La couverture de la guerre en Libye a, en 2012, valu à la correspondante tuniso-américaine le «Prix du Courage». Celui de la Broadcasting Board of Governors qui regroupe nombre de stations radios de l’Asie, d’Europe de l’Est, de la région MENA et de l’Afrique.
Elle a été également primée pour un article d’investigation sur le mariage précoce au Soudan qui a été fait à partir de son bureau à Washington et où elle raconte l’histoire de deux jeunes filles qui ont subi le joug de traditions cruelles dans une société rétrograde. Lamia a décrit les souffrances des jeunes femmes sans fards et sans démesure, ce qui toucha un grand nombre d’auditeurs.
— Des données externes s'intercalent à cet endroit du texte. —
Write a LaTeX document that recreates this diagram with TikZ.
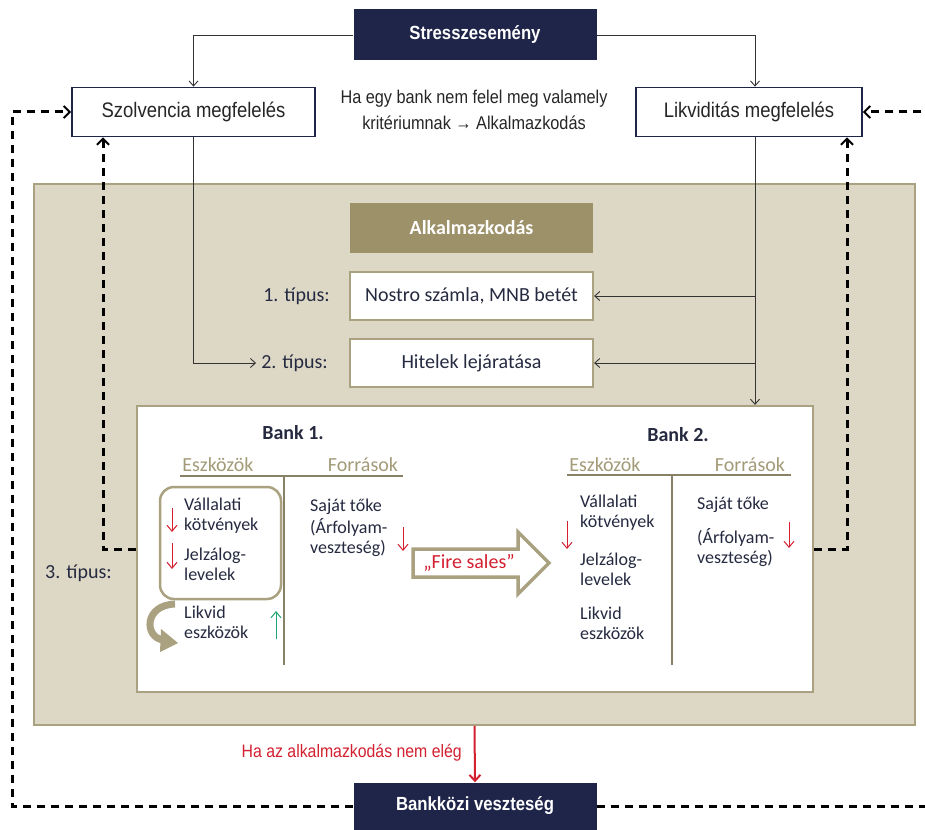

Elle a toujours fait un point d’honneur d’être dans la proximité sans tomber dans la dramatisation.
Dans sa couverture des grands événements aux Etats-Unis dont les élections présidentielles ou législatives, elle évite le buzz et colle de très près aux véritables préoccupations des citoyens. «Quand je pose mes questions à un candidat, celles-ci concernent généralement le quotidien de l’Américain lambda dont le véritable souci est de savoir comment il va faire vivre ses enfants, comment assurer leur éducation et améliorer leur qualité de vie. J’évite les détails pour voir global, qu’il s’agisse d’élections, de guerres ou de faits socioéconomiques aux Etats-Unis ou ailleurs».
Lamia Rezgui a été sacrée pour son engagement en tant que journaliste et sa capacité à transmettre les faits sans s’y impliquer. Le hasard l’a aidée mais ses capacités intrinsèques y ont été pour beaucoup. Aux Etats-Unis d’Amérique, les compétences sont reconnues et non ignorées ou écartées.
In fine, la meilleure citation qui corresponde à Lamia Rezgui est celle de Pierre-Claude-Victor Boiste: «Le hasard est l’enchaînement des effets dont nous n’apercevons pas les causes».